>> begin DATA LINES

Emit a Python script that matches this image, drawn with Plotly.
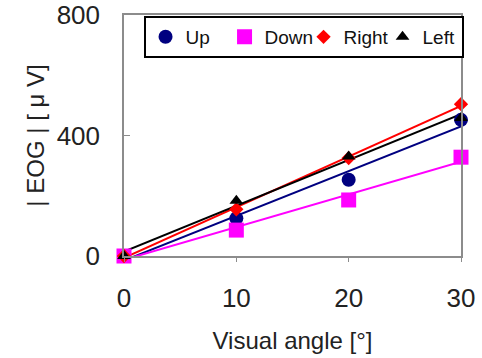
import numpy as np
import plotly.graph_objects as go

# Visual angle (degrees) and |EOG| amplitude (microvolts) per gaze direction
angles = [0, 10, 20, 30]
up = [0, 125, 253, 452]
down = [0, 86, 186, 328]
right = [0, 155, 325, 504]
left = [0, 183, 330, 458]

series = [
    ("Up", up, "#000080", "circle", 14),
    ("Down", down, "#FF00FF", "square", 15),
    ("Right", right, "#FF0000", "diamond", 11),
    ("Left", left, "#000000", "triangle-up", 12),
]

fig = go.Figure()
x_fit = np.array([0, 30])
for name, vals, color, symbol, size in series:
    # least-squares trend line for each direction
    slope, intercept = np.polyfit(angles, vals, 1)
    fig.add_trace(go.Scatter(
        x=x_fit, y=slope * x_fit + intercept, mode="lines",
        line=dict(color=color, width=2), showlegend=False, hoverinfo="skip"))

for name, vals, color, symbol, size in series:
    fig.add_trace(go.Scatter(
        x=angles, y=vals, mode="markers", name=name,
        marker=dict(color=color, symbol=symbol, size=size),
        cliponaxis=False))

font_family = "Liberation Sans, Arial, sans-serif"
fig.update_layout(
    width=482, height=358,
    margin=dict(l=124, r=21, t=15, b=102),
    paper_bgcolor="white", plot_bgcolor="white",
    font=dict(family=font_family, size=24, color="#222222"),
    legend=dict(
        orientation="h", x=0.058, y=0.996, xanchor="left", yanchor="top",
        bgcolor="white", bordercolor="black", borderwidth=2,
        font=dict(size=19, color="#111111"),
        itemwidth=30, entrywidth=34, entrywidthmode="pixels",
    ),
    xaxis=dict(
        range=[0, 30], tickvals=[0, 10, 20, 30], automargin=False,
        showgrid=False, zeroline=False,
        showline=True, linecolor="#8c8c8c", linewidth=1.5, mirror=True,
        ticks="outside", ticklen=4, tickcolor="#8c8c8c",
        tickfont=dict(size=26), ticklabelstandoff=14,
        title=dict(text="Visual angle [°]", font=dict(size=24), standoff=20),
    ),
    yaxis=dict(
        range=[0, 800], tickvals=[0, 400, 800], automargin=False,
        showgrid=False, zeroline=False,
        showline=True, linecolor="#8c8c8c", linewidth=1.5, mirror=True,
        ticks="inside", ticklen=6, tickcolor="#8c8c8c",
        tickfont=dict(size=26), ticklabelstandoff=17,
        title=dict(text="| EOG | [ μ V]", font=dict(size=24), standoff=5),
    ),
)

fig.write_html("out.html")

>> end DATA LINES

**TASK TO CARRY OUT**
Starting at the top of the listing above, please restate word for word each line up to and including the one that holds "cliponaxis=False))", omitting every image.

**TASK RESPONSE**
Emit a Python script that matches this image, drawn with Plotly.
import numpy as np
import plotly.graph_objects as go

# Visual angle (degrees) and |EOG| amplitude (microvolts) per gaze direction
angles = [0, 10, 20, 30]
up = [0, 125, 253, 452]
down = [0, 86, 186, 328]
right = [0, 155, 325, 504]
left = [0, 183, 330, 458]

series = [
    ("Up", up, "#000080", "circle", 14),
    ("Down", down, "#FF00FF", "square", 15),
    ("Right", right, "#FF0000", "diamond", 11),
    ("Left", left, "#000000", "triangle-up", 12),
]

fig = go.Figure()
x_fit = np.array([0, 30])
for name, vals, color, symbol, size in series:
    # least-squares trend line for each direction
    slope, intercept = np.polyfit(angles, vals, 1)
    fig.add_trace(go.Scatter(
        x=x_fit, y=slope * x_fit + intercept, mode="lines",
        line=dict(color=color, width=2), showlegend=False, hoverinfo="skip"))

for name, vals, color, symbol, size in series:
    fig.add_trace(go.Scatter(
        x=angles, y=vals, mode="markers", name=name,
        marker=dict(color=color, symbol=symbol, size=size),
        cliponaxis=False))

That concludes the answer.